Und diesen zusätzlichen Effort ist das ganze Team gerne bereit zu leisten. Sie planen bereits die nächsten beiden Jahre. Für 2022 haben sie Vertreter*innen aus den darstellenden Künsten eingeladen, die zum Jahresthema «Home» arbeiten. Es kommen Menschen aus den Bereichen Theater, Musik und Tanz ins Städtli. Ein Jahr später wird dann das kollektive Arbeiten ein Schwerpunkt. Hanes Sturzenegger freut sich darauf spannende Menschen und Gruppen kennenzulernen und sich mit der Kunst auseinanderzusetzen.

«Dogo Totale 2021»
Zuerst folgt nun der fulminante Jahresabschluss. In den letzten beiden Jahren wurde enorm viel gearbeitet. Diese Arbeit soll möglichst vielen Menschen zugänglich gemacht werden. Die Doppelausstellung «Dogo Totale 2021: Relationen + Risiken» präsentiert auf dem Areal Stadtufer die Werke der 26 Künstler*innen von 2020/2021. Die künstlerischen Werke reichen von Installationen, Malereien, über Performances, zu Sound- und Videoarbeiten. Die Ausstellung «Relationen» spielt mit offenen Karten. Hier können sich die Besuchenden nicht nur den Werken, sondern auch den künstlerischen Prozessen, die ihren Weg normalerweise nicht in den Ausstellungsraum finden, annähern. Skizzenhaft und fragmentarisch wird den Produktionsverhältnissen, den sozialen und kulturellen Kontexten und im Allgemeinen den Einflüssen auf die Arbeiten Raum gegeben. Das Verhältnis zwischen dem Unvollendeten und dem fertigen Werk erhält dadurch eine Bedeutung.

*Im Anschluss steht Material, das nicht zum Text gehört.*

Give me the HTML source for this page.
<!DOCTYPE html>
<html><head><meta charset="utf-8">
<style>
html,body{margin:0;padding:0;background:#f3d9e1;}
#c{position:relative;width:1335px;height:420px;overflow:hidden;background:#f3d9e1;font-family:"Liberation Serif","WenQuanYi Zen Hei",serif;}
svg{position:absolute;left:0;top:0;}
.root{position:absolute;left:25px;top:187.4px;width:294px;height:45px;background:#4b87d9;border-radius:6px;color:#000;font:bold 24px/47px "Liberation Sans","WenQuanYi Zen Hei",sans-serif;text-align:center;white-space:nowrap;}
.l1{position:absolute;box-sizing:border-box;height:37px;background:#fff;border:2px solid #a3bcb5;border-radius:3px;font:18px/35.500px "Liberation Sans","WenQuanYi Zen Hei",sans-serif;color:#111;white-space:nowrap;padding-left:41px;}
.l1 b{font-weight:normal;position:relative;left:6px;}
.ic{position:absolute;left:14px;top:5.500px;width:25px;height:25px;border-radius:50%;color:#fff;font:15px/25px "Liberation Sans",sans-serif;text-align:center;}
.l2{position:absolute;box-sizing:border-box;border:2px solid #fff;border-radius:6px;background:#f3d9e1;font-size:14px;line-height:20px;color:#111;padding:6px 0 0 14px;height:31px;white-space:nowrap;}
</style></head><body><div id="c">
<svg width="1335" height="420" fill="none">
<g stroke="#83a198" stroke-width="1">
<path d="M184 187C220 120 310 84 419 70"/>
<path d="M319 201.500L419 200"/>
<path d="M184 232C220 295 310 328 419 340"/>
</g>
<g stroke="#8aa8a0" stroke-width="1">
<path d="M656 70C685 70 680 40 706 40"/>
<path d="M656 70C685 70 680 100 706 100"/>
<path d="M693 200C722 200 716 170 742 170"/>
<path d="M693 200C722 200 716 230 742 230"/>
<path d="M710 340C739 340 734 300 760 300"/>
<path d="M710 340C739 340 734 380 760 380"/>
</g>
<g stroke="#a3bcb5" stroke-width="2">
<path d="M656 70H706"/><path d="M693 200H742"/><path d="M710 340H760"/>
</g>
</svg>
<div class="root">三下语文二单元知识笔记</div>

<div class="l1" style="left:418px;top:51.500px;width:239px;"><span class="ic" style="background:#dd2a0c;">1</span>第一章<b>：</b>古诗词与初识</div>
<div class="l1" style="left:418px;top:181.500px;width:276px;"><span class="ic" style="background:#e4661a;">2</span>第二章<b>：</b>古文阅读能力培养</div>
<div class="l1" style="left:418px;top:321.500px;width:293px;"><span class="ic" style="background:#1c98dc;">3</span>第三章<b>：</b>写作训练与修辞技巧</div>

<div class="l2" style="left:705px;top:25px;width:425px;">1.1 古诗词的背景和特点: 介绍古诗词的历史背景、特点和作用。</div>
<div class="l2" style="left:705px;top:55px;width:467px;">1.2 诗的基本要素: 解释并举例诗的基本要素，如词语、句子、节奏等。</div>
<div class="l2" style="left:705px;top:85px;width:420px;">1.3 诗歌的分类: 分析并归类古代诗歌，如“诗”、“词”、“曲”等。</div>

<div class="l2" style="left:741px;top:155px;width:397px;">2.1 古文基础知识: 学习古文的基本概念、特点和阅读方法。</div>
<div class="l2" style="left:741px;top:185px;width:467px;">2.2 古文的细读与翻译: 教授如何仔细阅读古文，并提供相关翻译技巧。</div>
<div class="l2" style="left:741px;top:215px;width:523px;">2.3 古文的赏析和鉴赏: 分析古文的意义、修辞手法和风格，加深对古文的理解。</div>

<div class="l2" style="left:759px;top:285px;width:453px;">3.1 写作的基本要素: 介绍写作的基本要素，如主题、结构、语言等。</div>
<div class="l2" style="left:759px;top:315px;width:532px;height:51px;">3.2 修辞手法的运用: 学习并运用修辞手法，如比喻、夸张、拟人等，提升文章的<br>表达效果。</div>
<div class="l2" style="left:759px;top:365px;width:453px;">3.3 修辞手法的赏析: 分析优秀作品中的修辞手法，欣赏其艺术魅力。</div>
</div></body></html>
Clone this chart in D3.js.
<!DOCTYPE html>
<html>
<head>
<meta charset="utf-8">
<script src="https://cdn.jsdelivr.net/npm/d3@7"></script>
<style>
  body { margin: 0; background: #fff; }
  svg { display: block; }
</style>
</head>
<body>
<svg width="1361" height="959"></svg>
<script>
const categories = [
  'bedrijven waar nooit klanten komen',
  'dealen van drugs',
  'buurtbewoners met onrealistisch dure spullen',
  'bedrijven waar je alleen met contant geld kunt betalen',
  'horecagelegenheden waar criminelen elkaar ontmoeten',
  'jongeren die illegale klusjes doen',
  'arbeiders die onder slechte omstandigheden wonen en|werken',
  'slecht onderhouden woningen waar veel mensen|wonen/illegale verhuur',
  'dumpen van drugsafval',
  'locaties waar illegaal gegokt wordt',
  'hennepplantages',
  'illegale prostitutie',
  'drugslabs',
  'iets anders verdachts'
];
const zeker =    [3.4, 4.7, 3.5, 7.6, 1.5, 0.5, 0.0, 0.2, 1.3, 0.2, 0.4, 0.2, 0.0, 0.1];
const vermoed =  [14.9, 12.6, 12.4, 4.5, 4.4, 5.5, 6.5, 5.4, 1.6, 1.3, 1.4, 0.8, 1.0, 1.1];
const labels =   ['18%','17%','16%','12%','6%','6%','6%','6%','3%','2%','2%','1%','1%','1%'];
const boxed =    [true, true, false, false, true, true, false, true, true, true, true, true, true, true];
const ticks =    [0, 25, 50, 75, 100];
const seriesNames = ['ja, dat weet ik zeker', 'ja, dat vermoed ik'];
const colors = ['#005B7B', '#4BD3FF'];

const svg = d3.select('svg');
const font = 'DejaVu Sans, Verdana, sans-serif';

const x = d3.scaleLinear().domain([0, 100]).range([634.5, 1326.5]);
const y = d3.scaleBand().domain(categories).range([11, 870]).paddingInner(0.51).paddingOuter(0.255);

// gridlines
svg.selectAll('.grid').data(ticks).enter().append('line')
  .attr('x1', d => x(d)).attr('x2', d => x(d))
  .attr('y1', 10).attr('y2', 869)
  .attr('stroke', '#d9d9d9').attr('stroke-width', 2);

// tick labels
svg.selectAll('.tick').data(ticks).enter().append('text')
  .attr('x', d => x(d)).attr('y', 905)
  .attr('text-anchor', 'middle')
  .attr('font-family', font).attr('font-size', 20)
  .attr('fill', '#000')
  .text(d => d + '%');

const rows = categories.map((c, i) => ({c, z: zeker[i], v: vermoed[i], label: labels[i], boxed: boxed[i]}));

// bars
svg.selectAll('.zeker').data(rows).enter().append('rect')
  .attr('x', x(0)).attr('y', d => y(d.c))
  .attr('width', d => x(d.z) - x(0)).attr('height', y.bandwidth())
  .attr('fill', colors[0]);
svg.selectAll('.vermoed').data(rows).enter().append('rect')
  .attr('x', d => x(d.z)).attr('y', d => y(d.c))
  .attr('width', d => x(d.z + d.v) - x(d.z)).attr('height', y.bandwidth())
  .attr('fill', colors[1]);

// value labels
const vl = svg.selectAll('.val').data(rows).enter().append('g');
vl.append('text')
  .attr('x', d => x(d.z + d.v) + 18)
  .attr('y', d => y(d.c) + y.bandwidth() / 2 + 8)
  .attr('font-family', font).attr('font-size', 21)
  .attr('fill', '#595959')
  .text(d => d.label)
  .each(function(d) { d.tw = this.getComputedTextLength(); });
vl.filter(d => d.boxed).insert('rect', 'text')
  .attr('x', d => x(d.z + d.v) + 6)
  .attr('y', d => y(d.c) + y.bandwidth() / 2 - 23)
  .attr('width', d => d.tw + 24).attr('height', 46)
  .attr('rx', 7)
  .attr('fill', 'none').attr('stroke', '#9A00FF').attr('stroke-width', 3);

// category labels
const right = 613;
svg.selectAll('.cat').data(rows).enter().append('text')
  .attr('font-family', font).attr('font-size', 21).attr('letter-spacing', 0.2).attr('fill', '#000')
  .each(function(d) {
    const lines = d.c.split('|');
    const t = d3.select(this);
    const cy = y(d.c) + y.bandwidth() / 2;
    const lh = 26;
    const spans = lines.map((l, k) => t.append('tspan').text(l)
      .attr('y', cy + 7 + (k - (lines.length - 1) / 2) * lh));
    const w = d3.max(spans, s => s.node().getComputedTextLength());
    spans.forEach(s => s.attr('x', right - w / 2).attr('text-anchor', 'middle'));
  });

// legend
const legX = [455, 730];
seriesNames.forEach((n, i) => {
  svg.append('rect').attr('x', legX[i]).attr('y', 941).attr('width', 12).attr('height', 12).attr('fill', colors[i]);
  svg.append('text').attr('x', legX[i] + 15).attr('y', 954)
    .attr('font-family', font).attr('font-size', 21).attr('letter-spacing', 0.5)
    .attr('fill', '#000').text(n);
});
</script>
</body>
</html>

Die Ausstellung «Risiken» widmet sich den möglichen Auswirkungen durch Handlungen im Kontext des Unplanbaren und Unsicheren – eine Konstante in unserer Gesellschaft. Die Doppelausstellung «Dogo Totale 2021: Relationen + Risiken» ist eine Begegnung der Werke einer zweijährigen Schaffensphase des Kunstvereins. Mit der Jahrespublikation im Taschenbuchformat sind zwanzig Text- und Bildbeiträge von Dogo Künstler*innen und eingeladenen Autor*innen entstanden. Dies, um den aktuellen Risikogefügen, mit denen sich nicht nur Kulturschaffende auseinandersetzen, nachzuspüren.

Am 13. November findet die Eröffnung der Jahresausstellung statt.